«Wenn der Präsident es tut, ist es nicht illegal», sagte Ex-Präsident Richard Nixon einst in einem Interview. Daran fühlte ich mich erinnert, als das Oberste Gericht in den USA erklärte, ein Ex-Präsident geniesse dafür, was er im Amt getan habe, Immunität – zumindest teilweise. Die Immunität gelte für seine offiziellen Amtshandlungen. Für alle Kernfunktionen der Präsidenten gelte eine absolute Immunität, für andere Amtshandlungen zumindest eine «mutmassliche Immunität».
Damit gab das Gericht teilweise der Trump-Seite recht, die argumentiert hatte, ein Präsident müsse ohne jede Furcht vor einer späteren Anklage regieren können. Ankläger dürften es künftig schwer haben, ehemalige Präsidenten vor Gericht zu kriegen.
Die drei liberalen Richterinnen am Verfassungsgericht stemmten sich vergeblich gegen diese Sicht. Die sechs konservativen Richterinnen und Richter (wovon Donald Trump als Präsident drei eingesetzt hatte) sprachen sich für dieses Prinzip der Teil-Immunität an.
Verzögerung trägt Früchte
Zum ersten Mal klärte der «Supreme Court» die Frage, inwiefern ein Präsident Immunität geniesst. Das Urteil ist historisch. Es bedeutet einen eindeutigen Ausbau der präsidialen Macht. Und das Urteil ist ohne Zweifel ein Sieg für Trump. Er ist nun teilweise vor Anklagen geschützt. Und die Strategie seiner Anwälte, alle vier Strafverfahren gegen ihn zu verzögern, trägt Früchte.

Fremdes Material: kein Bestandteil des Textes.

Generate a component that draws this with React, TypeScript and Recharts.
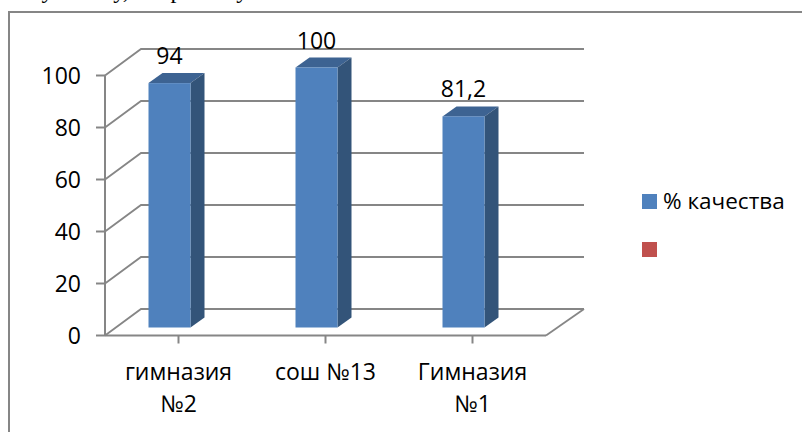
import { Bar, BarChart, CartesianGrid, LabelList, Legend, XAxis, YAxis } from "recharts";

const CATEGORIES = ["гимназия №2", "сош №13", "Гимназия №1"];
const QUALITY = [94, 100, 81.2];
const Y_TICKS = [0, 20, 40, 60, 80, 100];
const SERIES_NAME = "% качества";
const HEADER_TEXT = "она ученику, набрали лучшие баллы:";

const FONT = "'Open Sans', sans-serif";
const GREY = "#868686";

// offset of the back wall and of the bars from the front plane
const WALL_DX = 36;
const WALL_DY = -26.5;
const BAR_DX = -9.5;
const BAR_DY = -8;
const SIDE_DX = 14;
const SIDE_DY = -10;

const data = CATEGORIES.map((name, i) => ({ name, quality: QUALITY[i], empty: null }));

function wallLine(props: any) {
  const { x1, y1, x2, index } = props;
  const isFloor = y1 > 300;
  return (
    <g key={`wall-${index ?? y1}`}>
      <path
        d={`M${x1},${y1} L${x1 + WALL_DX},${y1 + WALL_DY} L${x2 + WALL_DX + 2},${y1 + WALL_DY}`}
        fill="none"
        stroke={GREY}
        strokeWidth={1.8}
      />
      {isFloor && (
        <path
          d={`M${x2},${y1} L${x2 + WALL_DX + 2},${y1 + WALL_DY}`}
          fill="none"
          stroke={GREY}
          strokeWidth={1.8}
        />
      )}
    </g>
  );
}

function Box3D(props: any) {
  const { x, y, width, height } = props;
  if (!height) return null;
  const l = x + BAR_DX;
  const t = y + BAR_DY;
  const r = l + width;
  const b = t + height;
  return (
    <g>
      <path d={`M${l},${t} L${l + SIDE_DX},${t + SIDE_DY} L${r + SIDE_DX},${t + SIDE_DY} L${r},${t} Z`} fill="#3D6392" />
      <path d={`M${r},${t} L${r + SIDE_DX},${t + SIDE_DY} L${r + SIDE_DX},${b + SIDE_DY} L${r},${b} Z`} fill="#335479" />
      <rect x={l} y={t} width={width} height={height} fill="#4F81BD" />
    </g>
  );
}

function BarValue(props: any) {
  const { x, y, width, value } = props;
  return (
    <text
      x={x + width / 2 + BAR_DX}
      y={y + BAR_DY - 19}
      textAnchor="middle"
      fontFamily={FONT}
      fontSize={23}
      fill="#000"
    >
      {String(value).replace(".", ",")}
    </text>
  );
}

// long names go on two lines, short ones stay on one
function CategoryTick(props: any) {
  const { x, y, payload } = props;
  const lines = payload.value.length > 8 ? payload.value.split(" ") : [payload.value];
  return (
    <text x={x} y={y + 34} textAnchor="middle" fontFamily={FONT} fontSize={23} fill="#000">
      {lines.map((line: string, i: number) => (
        <tspan key={line} x={x} dy={i === 0 ? 0 : 32}>
          {line}
        </tspan>
      ))}
    </text>
  );
}

export default function App() {
  return (
    <div style={{ position: "absolute", left: 0, top: 0, width: 802, height: 432, overflow: "hidden", background: "#fff" }}>
      <div
        style={{
          position: "absolute",
          left: 0,
          top: -23,
          whiteSpace: "nowrap",
          fontFamily: "'Liberation Serif', serif",
          fontSize: 24,
          color: "#000",
        }}
      >
        {HEADER_TEXT}
      </div>
      <div
        style={{
          position: "absolute",
          left: 8,
          top: 11,
          width: 900,
          height: 600,
          border: `2px solid ${GREY}`,
          background: "#fff",
        }}
      />
      <div style={{ position: "absolute", left: 0, top: 0 }}>
        <BarChart
          width={802}
          height={432}
          data={data}
          margin={{ left: 45, top: 75.5, right: 96, bottom: 56.5 }}
          barSize={42}
        >
          <CartesianGrid vertical={false} horizontal={wallLine} />
          <XAxis
            dataKey="name"
            interval={0}
            height={40}
            tickSize={8}
            tick={CategoryTick}
            axisLine={{ stroke: GREY, strokeWidth: 2 }}
            tickLine={{ stroke: GREY, strokeWidth: 2 }}
          />
          <YAxis
            width={60}
            domain={[0, 100]}
            ticks={Y_TICKS}
            tickSize={9}
            tickMargin={15}
            tick={{ fontFamily: FONT, fontSize: 23, fill: "#000" }}
            axisLine={{ stroke: GREY, strokeWidth: 2 }}
            tickLine={{ stroke: GREY, strokeWidth: 2 }}
          />
          <Legend
            layout="vertical"
            align="right"
            verticalAlign="top"
            iconType="square"
            iconSize={15}
            itemSorter={null}
            wrapperStyle={{ left: 642, top: 177, width: 160, right: "auto", fontFamily: FONT, fontSize: 22.5 }}
            formatter={(value: string) => (
              <span
                style={{
                  color: "#000",
                  display: "inline-block",
                  height: 48,
                  lineHeight: "48px",
                  verticalAlign: "middle",
                  marginLeft: 2,
                }}
              >
                {value}
              </span>
            )}
          />
          <Bar dataKey="quality" name={SERIES_NAME} stackId="s" fill="#4F81BD" shape={Box3D} isAnimationActive={false}>
            <LabelList dataKey="quality" content={BarValue} />
          </Bar>
          <Bar dataKey="empty" name=" " stackId="s" fill="#C0504D" isAnimationActive={false} />
        </BarChart>
      </div>
    </div>
  );
}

Trump ist angeklagt, weil er nach der Wahlniederlage von 2020 mit vielen Mitteln versuchte, an der Macht zu bleiben. Das Verfahren gegen Trump wird durch das Urteil des Obersten Gerichtshofes zwar nicht gestoppt, aber, und das ist entscheidend, es wird wohl verzögert.
Waren die Versuche, die Trump nach der Wahl von 2020 unternahm, Teil seiner offiziellen Amtshandlungen oder waren das nicht-offizielle, private Handlungen? Wofür kann Trump angeklagt werden und wofür nicht? Das soll nun das zuständige Bundesgericht auf einer tieferen Ebene klären. Das kostet Zeit. Und schon in etwa vier Monaten wählen die Amerikanerinnen und Amerikaner einen Präsidenten.
Ein Prozess gegen Trump hätte den Wahlkampf dominiert. Es ist spätestens jetzt sehr unwahrscheinlich, dass der Prozess, der ursprünglich im März hätte beginnen sollen, noch vor dem Wahltermin beginnt, geschweige denn zu Ende geht.
Mühlen des US-Rechtsstaats mahlen zu langsam
Sollte Trump wieder Präsident werden, was gut möglich ist, würde er wohl das Justizministerium anweisen, das Verfahren gegen ihn abzuwürgen. Dass die beiden weiteren Anklagen, etwa jene rund um die Dokumente, die Trump aus dem Weissen Haus mitgehen liess, vor der Wahl zu einem Prozess führen, gilt schon länger als höchst unwahrscheinlich. Trumps Verurteilung in New York, im vergleichsweise unwichtigen Fall um eine Schweigegeldzahlung, bleibt also wohl die einzige vor dem Urnengang am 5. November.
Trump wird also womöglich nicht zur Verantwortung gezogen für seinen Angriff auf eine fast schon heilige Tradition der US-Demokratie: auf die friedliche Machtübergabe vom einen Präsidenten zum nächsten. Seine Weigerung, ein sauberes Wahlresultat nicht zu akzeptieren, gipfelte im gewaltsamen Sturm auf das Kapitol, wo der Wahlsieg von Joe Biden am 6. Januar 2021 in letzter Minute umgestossen werden sollte.
Während Hunderte seiner Anhänger sich vor Gericht verantworten mussten, weil sie ins Kapitol eindrangen, um Trump an der Macht zu halten, werden wir vielleicht nie erfahren, ob ein Geschworenengremium Trump schuldig gesprochen hätte. Die Mühlen des US-Rechtsstaats mahlen schlicht zu langsam.
Man darf vor diesem Hintergrund den Grundsatz, in den USA sei jeder und jede vor dem Gesetz gleich, ernsthaft anzweifeln.